Earlier this week, former Federal Reserve Chairman Paul Volcker wrote in a Bloomberg article that, “a 2 percent target, or limit, was not in my textbooks years ago. I know of no theoretical justification.”

“My read on Volcker’s article was something a little different,” says Kadee Russ, associate professor of economics at UC Davis. “So it didn’t seem like he was criticizing the Fed for having some inflation target. He was just criticizing people for taking it super literally. And the way some people interpret it might be, ‘Oh inflation is a tiny bit above 2 percent or a tiny bit below 2 percent.’”

Inflation is obviously a key issue for the economy.

“We know this, we got burned in the 1970s on this,” Russ says. “So we’re aware inflation expectations are important. And, in my reading, that was Volcker’s point — that it’s important to keep a predictable path for inflation. It doesn’t have to be 2 percent exactly – one way or the other.”

The European Central Bank has an inflation target ceiling of 2 percent, says Russ, unlike the U.S., which has a target.

Faucher says the Federal Open Market Committee (FOMC), which is scheduled to meet on November 7-8, is doing what it believes is right to achieve its dual mandate of maximum employment and price stability. The Fed’s policy of a 2 percent inflation target may be an issue that should be revisited, Faucher says.

“They shouldn’t be second-guessing themselves constantly, but they should take a look every couple of years let’s say, ‘Hey, does 2 percent make sense given what’s going on in the economy right now? Does that give us enough wiggle room if we get a downturn?” Faucher says.

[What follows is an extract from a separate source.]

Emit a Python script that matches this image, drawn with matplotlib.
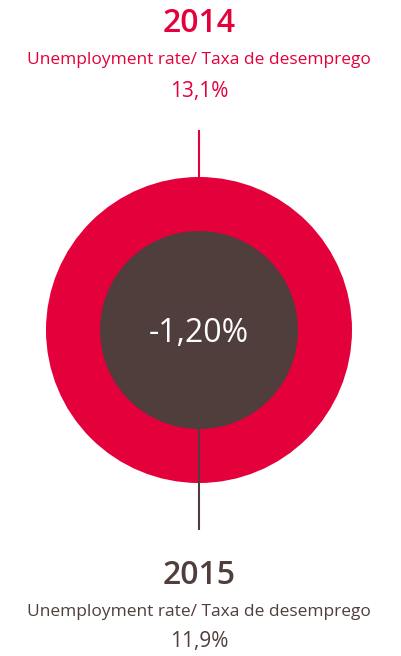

Trump isn’t the first politician to disagree with the Fed

Russ remembers when former GOP vice presidential candidate Sarah Palin voiced her opinion against the Federal Reserve’s accommodative monetary policy, when the federal funds rate was at the 0 to 1/4 percent target range from December 16, 2008 until December 17, 2015. Palin was concerned with inflation, says Russ, who was a senior economist for international trade and finance for the White House Council of Economic Advisers.

“So I think there’s a lot of politics involved as to what people outside the Fed feel is the appropriate rate of inflation and how much we should worry about inflation,” says Russ. “And what The Fed is doing is just focusing on its forecast for the economy, trying to keep the economy on a stable path.”

What if The Fed didn’t start raising rates in 2015?

After a little more than seven years of near-zero rates, the Federal Reserve started gradually raising rates toward the end of 2015. Had the Fed not started raising rates when it did, Faucher believes the result would have been even stronger economic growth and a tighter labor market.

Had that sparked higher inflation, the Fed might have had to raise rates even more rapidly later.

There’s only so much productive capacity in the economy,” Faucher says. “And if the economy runs too hot for too long, you can’t increase output much, but what happens is it starts to show up in the form of higher inflation. And that’s what the Fed is trying to avoid.”